When my vidding peers began making vids on computers (and I saw what they could accomplish) I knew that if I wanted to keep vidding, I had to make the leap myself. But before sinking thousands of dollars into the equipment and software, I did what I’ve always done – I found someone who had the equipment, knew how to wield vidding software, and collaborated with her. That person was laura shapiro and the vid we made was “Wonder of Birds”.
I bought the equipment (eMac and Final Cut) and flew off to my first Vividcon. I came home feeling very discouraged because I was not certain that I could emulate what I saw on the Vividcon screen. It wasn’t that the vids were flashier or more daring or better edited - it was because I didn’t think that I could ‘imagine’ vids in a digital setting. I could watch them and appreciate them but I didn’t know how to create them. Plus, the Vividcon vids *were* flashier and more daring and better edited.
So flying home, I sat in the airplane thinking: “If I am going to make a computer vid, it has to be about something that I really care about.” I looked out the plane window at the clouds, the land below, and the setting sun and realized that I wanted to make a vid about how I feel when I am flying.
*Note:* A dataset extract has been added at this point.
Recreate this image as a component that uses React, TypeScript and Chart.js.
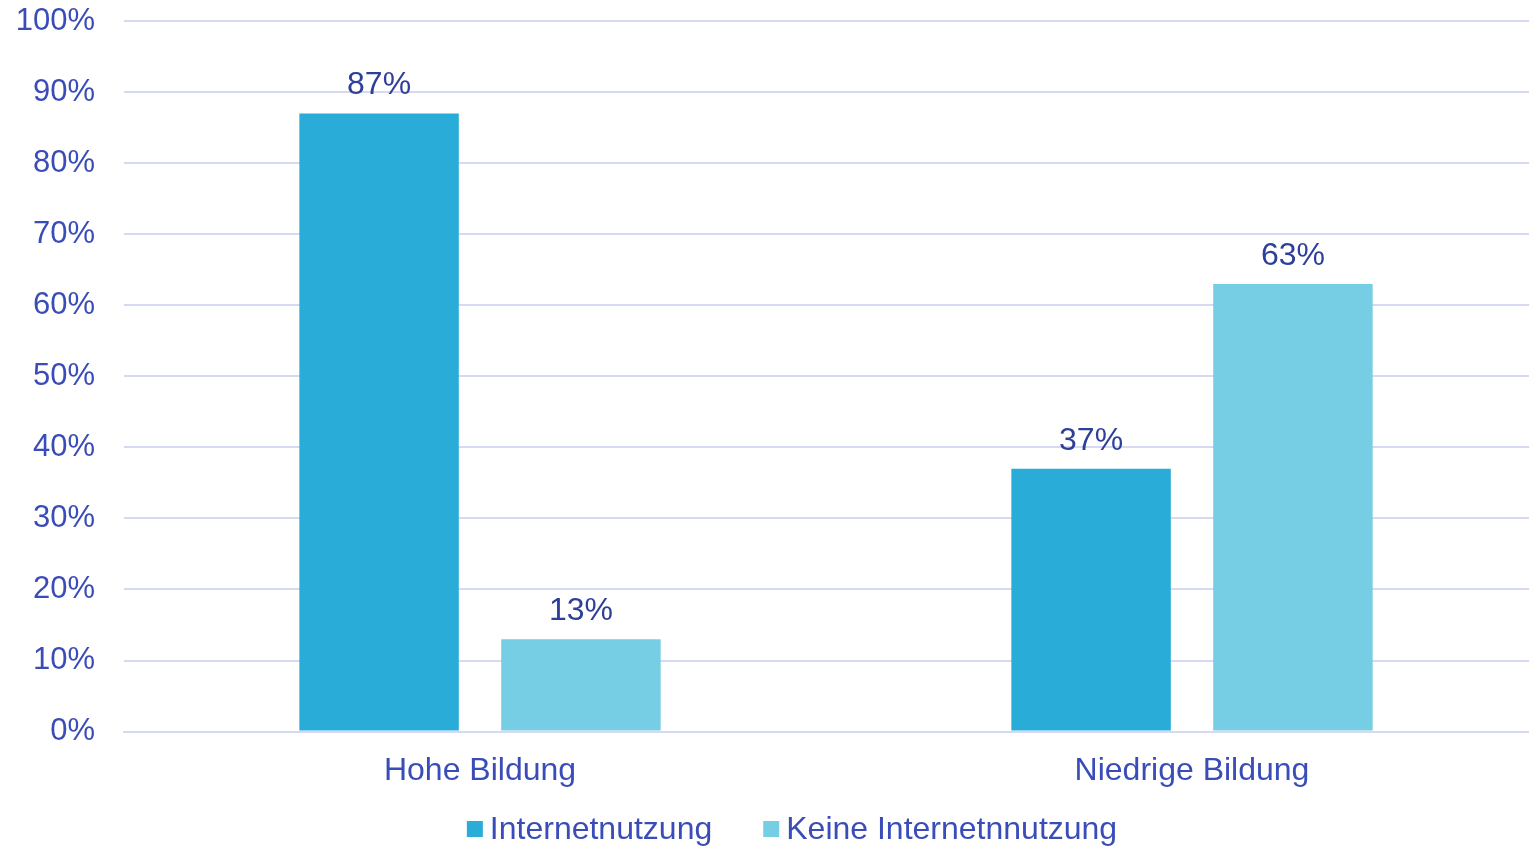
import React, { useEffect, useRef } from "react";
import { Chart, registerables } from "chart.js";

Chart.register(...registerables);

const categories = ["Hohe Bildung", "Niedrige Bildung"];
const internetnutzung = [87, 37];
const keineInternetnutzung = [13, 63];
const seriesNames = ["Internetnutzung", "Keine Internetnnutzung"];
const seriesColors = ["#2aacd8", "#76cee4"];
const yTicks = [0, 10, 20, 30, 40, 50, 60, 70, 80, 90, 100];

const FONT = "'Liberation Sans', Arial, sans-serif";
const TEXT = "#3a4cb8";

const labelPlugin = {
  id: "barLabels",
  afterDatasetsDraw(chart: any) {
    const ctx = chart.ctx;
    ctx.save();
    ctx.font = `32px ${FONT}`;
    ctx.fillStyle = "#2e3f9a";
    ctx.textAlign = "center";
    ctx.textBaseline = "alphabetic";
    chart.data.datasets.forEach((ds: any, i: number) => {
      const meta = chart.getDatasetMeta(i);
      meta.data.forEach((bar: any, j: number) => {
        ctx.fillText(ds.data[j] + "%", bar.x, bar.y - 19);
      });
    });
    ctx.restore();
  },
};

const legendPlugin = {
  id: "customLegend",
  afterDraw(chart: any) {
    const ctx = chart.ctx;
    ctx.save();
    ctx.font = `32px ${FONT}`;
    ctx.textBaseline = "middle";
    ctx.textAlign = "left";
    const box = 16;
    const gapText = 7;
    const gapItem = 51;
    const items = chart.data.datasets.map((ds: any) => ({
      label: ds.label,
      color: ds.backgroundColor,
      w: box + gapText + ctx.measureText(ds.label).width,
    }));
    const total = items.reduce((s: number, it: any) => s + it.w, 0) + gapItem * (items.length - 1);
    const cy = 830;
    let x = 792 - total / 2;
    items.forEach((it: any) => {
      ctx.fillStyle = it.color;
      ctx.fillRect(x, cy - box / 2 - 1, box, box);
      ctx.fillStyle = TEXT;
      ctx.fillText(it.label, x + box + gapText, cy);
      x += it.w + gapItem;
    });
    ctx.restore();
  },
};

export default function App() {
  const ref = useRef<HTMLCanvasElement>(null);
  useEffect(() => {
    document.body.style.margin = "0";
    document.body.style.overflow = "hidden";
    const chart = new Chart(ref.current!, {
      type: "bar",
      data: {
        labels: categories,
        datasets: [
          {
            label: seriesNames[0],
            data: internetnutzung,
            backgroundColor: seriesColors[0],
            categoryPercentage: 0.567,
            barPercentage: 0.79,
          },
          {
            label: seriesNames[1],
            data: keineInternetnutzung,
            backgroundColor: seriesColors[1],
            categoryPercentage: 0.567,
            barPercentage: 0.79,
          },
        ],
      },
      options: {
        animation: false,
        responsive: false,
        layout: { padding: { left: 14, right: 0, top: 21, bottom: 36 } },
        plugins: {
          tooltip: { enabled: false },
          legend: { display: false },
        },
        scales: {
          x: {
            grid: { display: false, drawTicks: false },
            border: { display: true, color: "#d5d9f2", width: 2 },
            ticks: {
              color: TEXT,
              padding: 20,
              font: { family: FONT, size: 32 },
            },
          },
          y: {
            min: 0,
            max: 100,
            afterBuildTicks(scale: any) {
              scale.ticks = yTicks.map((v) => ({ value: v }));
            },
            afterFit(scale: any) {
              scale.width = 110;
              scale.paddingTop = 0;
              scale.paddingBottom = 0;
            },
            grid: { color: "#d5d9f2", lineWidth: 2, drawTicks: false },
            border: { display: false },
            ticks: {
              color: TEXT,
              padding: 29,
              font: { family: FONT, size: 31 },
              callback: (v: any) => v + "%",
            },
          },
        },
      },
      plugins: [labelPlugin, legendPlugin],
    });
    return () => chart.destroy();
  }, []);
  return (
    <div style={{ position: "fixed", left: 0, top: 0, width: 1529, height: 846, overflow: "hidden" }}>
      <canvas ref={ref} width={1548} height={846} style={{ display: "block" }} />
    </div>
  );
}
I had no song in mind nor did I have a fandom. Just a thought and a feeling...
[Why flying? During my first flight in a small plane the pilot turned to me and asked me: Where do you want to go? And that became a key question in my life.].... that is when everything shifted and my world became three dimensional. I could direct the pilot up and down, right or left or in any combination. Up until then, my life was two dimensional– when you’re on the ground you have only forwards or backwards. In the air, you have above and below and everything in between.
So when I say that I wanted to make a vid about ‘the feeling I have when flying,’ you can see that this was a tough concept to capture.
I went home and listened to every CD I had in the house, finally selecting excerpts from a movie soundtrack (The Road To Perdition). To create the music that I wanted, I had to splice several pieces together. I had to find and sample a gunshot sound effect. Then I tried to think of a fandom that would tell my story – keeping in mind that I had no story. Just: “I want to show you what I feel when I fly.” I settled on Due South and Fraser’s tale of being caught between two worlds and his yearning to go home..... Not surprising, the first clips I placed on the timeline were aerial shots from non-Due South source. The rest of the vid I assembled as I went, without a storyboard or even a strong narrative concept. Interestingly, that narrative storyline emerged *as* I edited and only as patterns began to reveal themselves to me.
So what was my great revelation this year at Vividcon? Well it’s not that great. In fact the obviousness of the revelation may make you laugh: as an analog vidder, I was vidding in a two dimensional world. Each clip had to be laid in sequence, you storyboarded every clip before you inserted it, you could not edit or move your clips and you could not adjust the color, speed or direction. You could only go forwards never back. You walked in a straight line, never lifting your feet off the ground.
Vidding on the computer, however, was like working in three dimensions– everything was fluid, clips could be shifted around, music could be blended together, colors could be adjusted, and I could flip the direction of clips or change their speed – in short, digital vidding was like flying. Of course *none* of this was in my conscious mind. If you had tried to point any of this out, I would have been annoyed at your attempt to tritely circumscribe my creative process into your lame metaphor. I mean seriously, who makes a Due South vid that is really about flying that is super sekritly about the nature of vidding?But now, when I sit down at the computer to vid I will say to myself: “Look at me, ma. I’m flying.”